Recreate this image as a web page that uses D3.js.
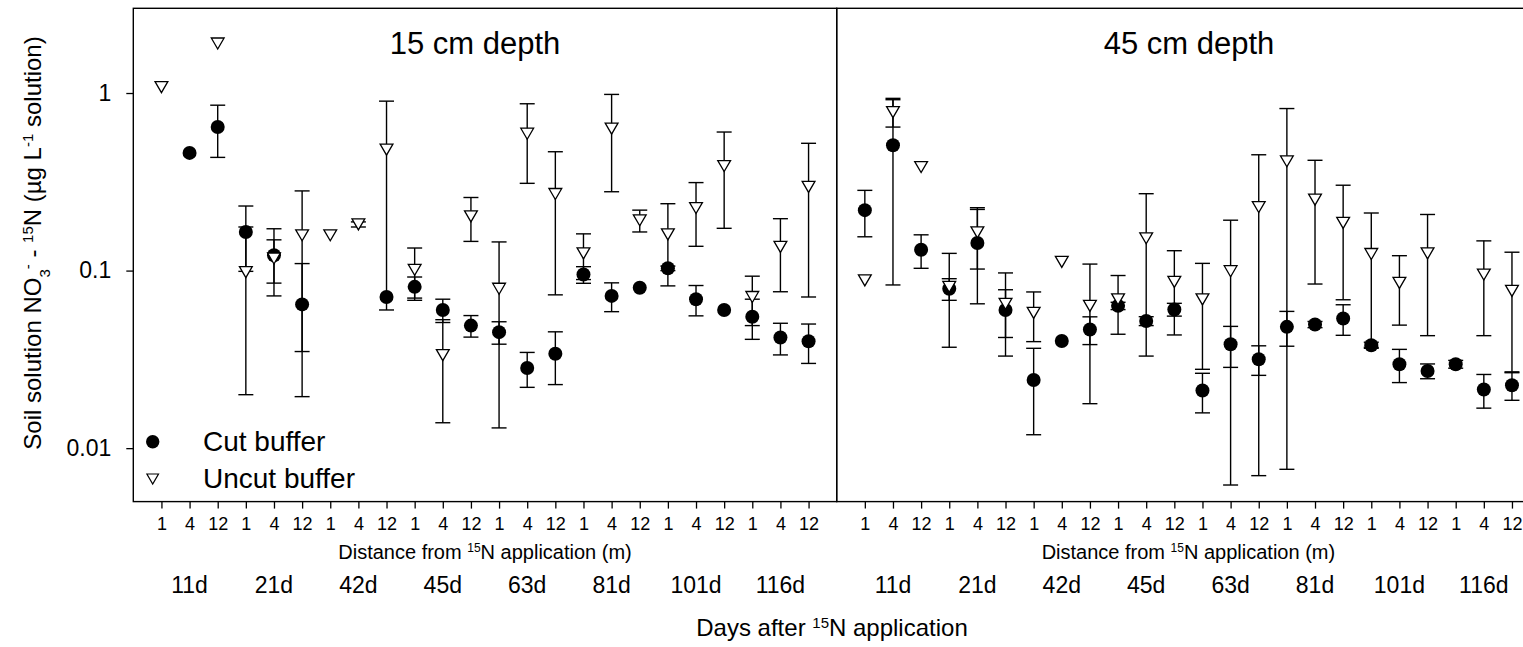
<!DOCTYPE html>
<html>
<head>
<meta charset="utf-8">
<script src="https://cdn.jsdelivr.net/npm/d3@7"></script>
<style>
    body { margin: 0; background: #fff; }
    svg text { font-family: "Liberation Sans", Arial, sans-serif; fill: #000; }
</style>
</head>
<body>
<div id="chart"></div>
<script>
// categories
const days = ["11d", "21d", "42d", "45d", "63d", "81d", "101d", "116d"];
const distances = ["1", "4", "12"];
const yTicks = [0.01, 0.1, 1];

// 15 cm depth (mean, SE) - null = no sample
const cut15 = [null, 0.46, 0.644, 0.165, 0.122, 0.0645, null, null, 0.071, 0.081, 0.06, 0.049,
    0.045, 0.0283, 0.034, 0.095, 0.072, 0.08, 0.103, 0.069, 0.06, 0.055, 0.042, 0.04];
const cut15Se = [0, 0, 0.21, 0.066, 0.05, 0.045, 0, 0, 0, 0.011, 0.009, 0.0068,
    0.0065, 0.0063, 0.0112, 0.0102, 0.0133, 0, 0.003, 0.0134, 0, 0.014, 0.0085, 0.01];
const uncut15 = [1.08, null, 1.9, 0.098, 0.117, 0.158, 0.158, 0.182, 0.48, 0.101, 0.0334, 0.202,
    0.079, 0.59, 0.27, 0.125, 0.63, 0.192, 0.16, 0.225, 0.388, 0.071, 0.136, 0.296];
const uncut15Se = [0, 0, 0, 0.078, 0.032, 0.123, 0, 0.006, 0.42, 0.033, 0.0195, 0.056,
    0.066, 0.28, 0.197, 0.036, 0.352, 0.027, 0.078, 0.088, 0.215, 0.022, 0.06, 0.225];

// 45 cm depth
const cut45 = [0.219, 0.508, 0.131, 0.079, 0.143, 0.06, 0.0242, 0.0401, 0.0466, 0.0633, 0.052, 0.0604,
    0.0211, 0.0385, 0.0317, 0.0482, 0.0497, 0.0537, 0.038, 0.0297, 0.0272, 0.0297, 0.0214, 0.0226];
const cut45Se = [0.064, 0.425, 0.028, 0.011, 0.078, 0.018, 0.0123, 0, 0.0083, 0.003, 0.003, 0.005,
    0.0053, 0.01, 0.006, 0.0107, 0.002, 0.0105, 0.0015, 0.0063, 0.0026, 0.0015, 0.0046, 0.004];
const uncut45 = [0.088, 0.78, 0.383, 0.081, 0.164, 0.065, 0.0578, 0.112, 0.0633, 0.0688, 0.152, 0.0864,
    0.0688, 0.0992, 0.228, 0.4126, 0.251, 0.1855, 0.124, 0.0853, 0.125, null, 0.095, 0.0769];
const uncut45Se = [0, 0.137, 0, 0.044, 0.062, 0.032, 0.018, 0, 0.0455, 0.025, 0.119, 0.043,
    0.041, 0.093, 0.221, 0.405, 0.167, 0.117, 0.087, 0.036, 0.082, 0, 0.052, 0.05];

const width = 1523, height = 647;
const plotTop = 8.3, plotBottom = 501.6, panelW = 703.4;
const keys = days.flatMap(function (d) { return distances.map(function (m) { return d + "|" + m; }); });

let svg = d3.select("#chart").append("svg")
    .attr("width", width)
    .attr("height", height);

let y = d3.scaleLog()
    .domain([0.005, 3])
    .range([plotBottom, plotTop]);

class DepthPanel {
    constructor(svg, opts) {
        this.svg = svg;
        this.opts = opts;
        this.initVis();
    }

    initVis() {
        let vis = this;
        let o = vis.opts;

        vis.x = d3.scalePoint()
            .domain(keys)
            .range([o.x0, o.x0 + panelW])
            .padding(1);

        vis.g = vis.svg.append("g");

        vis.g.append("rect")
            .attr("x", o.x0)
            .attr("y", plotTop)
            .attr("width", panelW)
            .attr("height", plotBottom - plotTop)
            .attr("fill", "none")
            .attr("stroke", "#000")
            .attr("stroke-width", 1.4);

        // distance ticks
        let xAxis = vis.g.append("g")
            .attr("class", "x_axis")
            .attr("transform", `translate(0, ${plotBottom})`)
            .call(d3.axisBottom(vis.x).tickSize(7).tickPadding(9)
                .tickFormat(function (d) { return d.split("|")[1]; }))
            .attr("font-size", 18);
        xAxis.select(".domain").remove();
        xAxis.selectAll(".tick line").attr("stroke-width", 1.3);

        // distance title
        let dt = vis.g.append("text")
            .attr("x", o.x0 + panelW / 2)
            .attr("y", 559)
            .attr("text-anchor", "middle")
            .attr("font-size", 20);
        dt.append("tspan").text("Distance from ");
        dt.append("tspan").attr("font-size", 12).attr("baseline-shift", "super").text("15");
        dt.append("tspan").text("N application (m)");

        // day labels
        vis.g.selectAll(".dayLabel")
            .data(days)
            .enter()
            .append("text")
            .attr("class", "dayLabel")
            .attr("x", function (d) { return vis.x(d + "|4"); })
            .attr("y", 593)
            .attr("text-anchor", "middle")
            .attr("font-size", 23)
            .text(function (d) { return d; });

        vis.g.append("text")
            .attr("x", o.titleX)
            .attr("y", 53.5)
            .attr("text-anchor", "middle")
            .attr("font-size", 31)
            .text(o.title);

        vis.updateVis();
    }

    updateVis() {
        let vis = this;
        let o = vis.opts;
        let capW = 7.5;

        let rows = function (vals, se) {
            return keys.map(function (k, i) { return {key: k, v: vals[i], se: se[i]}; })
                .filter(function (d) { return d.v !== null; });
        };
        vis.cutData = rows(o.cut, o.cutSe);
        vis.uncutData = rows(o.uncut, o.uncutSe);

        let drawBars = function (data, cls) {
            let bars = data.filter(function (d) { return d.se > 0; });
            let grp = vis.g.selectAll("." + cls)
                .data(bars)
                .enter()
                .append("g")
                .attr("class", cls)
                .attr("stroke", "#000")
                .attr("stroke-width", 1.4);
            let lo = function (d) { return y(Math.max(d.v - d.se, 0.005)); };
            let hi = function (d) { return y(d.v + d.se); };
            grp.append("line")
                .attr("x1", function (d) { return vis.x(d.key); })
                .attr("x2", function (d) { return vis.x(d.key); })
                .attr("y1", lo)
                .attr("y2", hi);
            grp.append("line")
                .attr("x1", function (d) { return vis.x(d.key) - capW; })
                .attr("x2", function (d) { return vis.x(d.key) + capW; })
                .attr("y1", hi)
                .attr("y2", hi);
            grp.append("line")
                .attr("x1", function (d) { return vis.x(d.key) - capW; })
                .attr("x2", function (d) { return vis.x(d.key) + capW; })
                .attr("y1", lo)
                .attr("y2", lo);
        };

        drawBars(vis.cutData, "cutBars");
        vis.g.selectAll(".cutDots")
            .data(vis.cutData)
            .enter()
            .append("circle")
            .attr("class", "cutDots")
            .attr("cx", function (d) { return vis.x(d.key); })
            .attr("cy", function (d) { return y(d.v); })
            .attr("r", 7)
            .attr("fill", "#000");

        drawBars(vis.uncutData, "uncutBars");
        vis.g.selectAll(".uncutTri")
            .data(vis.uncutData)
            .enter()
            .append("path")
            .attr("class", "uncutTri")
            .attr("d", "M-6.4,-5.5L6.4,-5.5L0,5.5Z")
            .attr("transform", function (d) { return `translate(${vis.x(d.key)}, ${y(d.v)})`; })
            .attr("fill", "#fff")
            .attr("stroke", "#000")
            .attr("stroke-width", 1.3);
    }
}

new DepthPanel(svg, {x0: 133.3, title: "15 cm depth", titleX: 475,
    cut: cut15, cutSe: cut15Se, uncut: uncut15, uncutSe: uncut15Se});
new DepthPanel(svg, {x0: 133.3 + panelW, title: "45 cm depth", titleX: 1189,
    cut: cut45, cutSe: cut45Se, uncut: uncut45, uncutSe: uncut45Se});

// y axis (left panel only)
let yAxis = svg.append("g")
    .attr("class", "y_axis")
    .attr("transform", "translate(133.3, 0)")
    .call(d3.axisLeft(y).tickValues(yTicks).tickSize(7).tickPadding(15)
        .tickFormat(function (d) { return String(d); }))
    .attr("font-size", 23);
yAxis.select(".domain").remove();
yAxis.selectAll(".tick line").attr("stroke-width", 1.3);

// y title
let yt = svg.append("text")
    .attr("transform", "translate(41, 243) rotate(-90)")
    .attr("text-anchor", "middle")
    .attr("font-size", 24);
yt.append("tspan").text("Soil solution NO");
yt.append("tspan").attr("font-size", 15).attr("baseline-shift", "sub").text("3");
yt.append("tspan").attr("font-size", 15).attr("baseline-shift", "super").text("-");
yt.append("tspan").text(" - ");
yt.append("tspan").attr("font-size", 15).attr("baseline-shift", "super").text("15");
yt.append("tspan").text("N (\u00b5g L");
yt.append("tspan").attr("font-size", 15).attr("baseline-shift", "super").text("-1");
yt.append("tspan").text(" solution)");

// x title
let xt = svg.append("text")
    .attr("x", 832)
    .attr("y", 636)
    .attr("text-anchor", "middle")
    .attr("font-size", 24);
xt.append("tspan").text("Days after ");
xt.append("tspan").attr("font-size", 15).attr("baseline-shift", "super").text("15");
xt.append("tspan").text("N application");

// legend
let legend = svg.append("g").attr("class", "legend");
legend.append("circle")
    .attr("cx", 152.7).attr("cy", 441.7).attr("r", 6.7)
    .attr("fill", "#000");
legend.append("path")
    .attr("d", "M-5.8,-5L5.8,-5L0,5Z")
    .attr("transform", "translate(152.7, 479)")
    .attr("fill", "#fff").attr("stroke", "#000").attr("stroke-width", 1.2);
legend.append("text").attr("x", 203).attr("y", 450.7).attr("font-size", 28).text("Cut buffer");
legend.append("text").attr("x", 203).attr("y", 488.3).attr("font-size", 28).text("Uncut buffer");
</script>
</body>
</html>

* [WHAT TO DO]
Repeat, exactly and in full, each line from the start of the data to the line that contains "const yTicks = [0.01, 0.1, 1];". Pictures do not go in.

* [TASK RESULT]
Recreate this image as a web page that uses D3.js.
<!DOCTYPE html>
<html>
<head>
<meta charset="utf-8">
<script src="https://cdn.jsdelivr.net/npm/d3@7"></script>
<style>
    body { margin: 0; background: #fff; }
    svg text { font-family: "Liberation Sans", Arial, sans-serif; fill: #000; }
</style>
</head>
<body>
<div id="chart"></div>
<script>
// categories
const days = ["11d", "21d", "42d", "45d", "63d", "81d", "101d", "116d"];
const distances = ["1", "4", "12"];
const yTicks = [0.01, 0.1, 1];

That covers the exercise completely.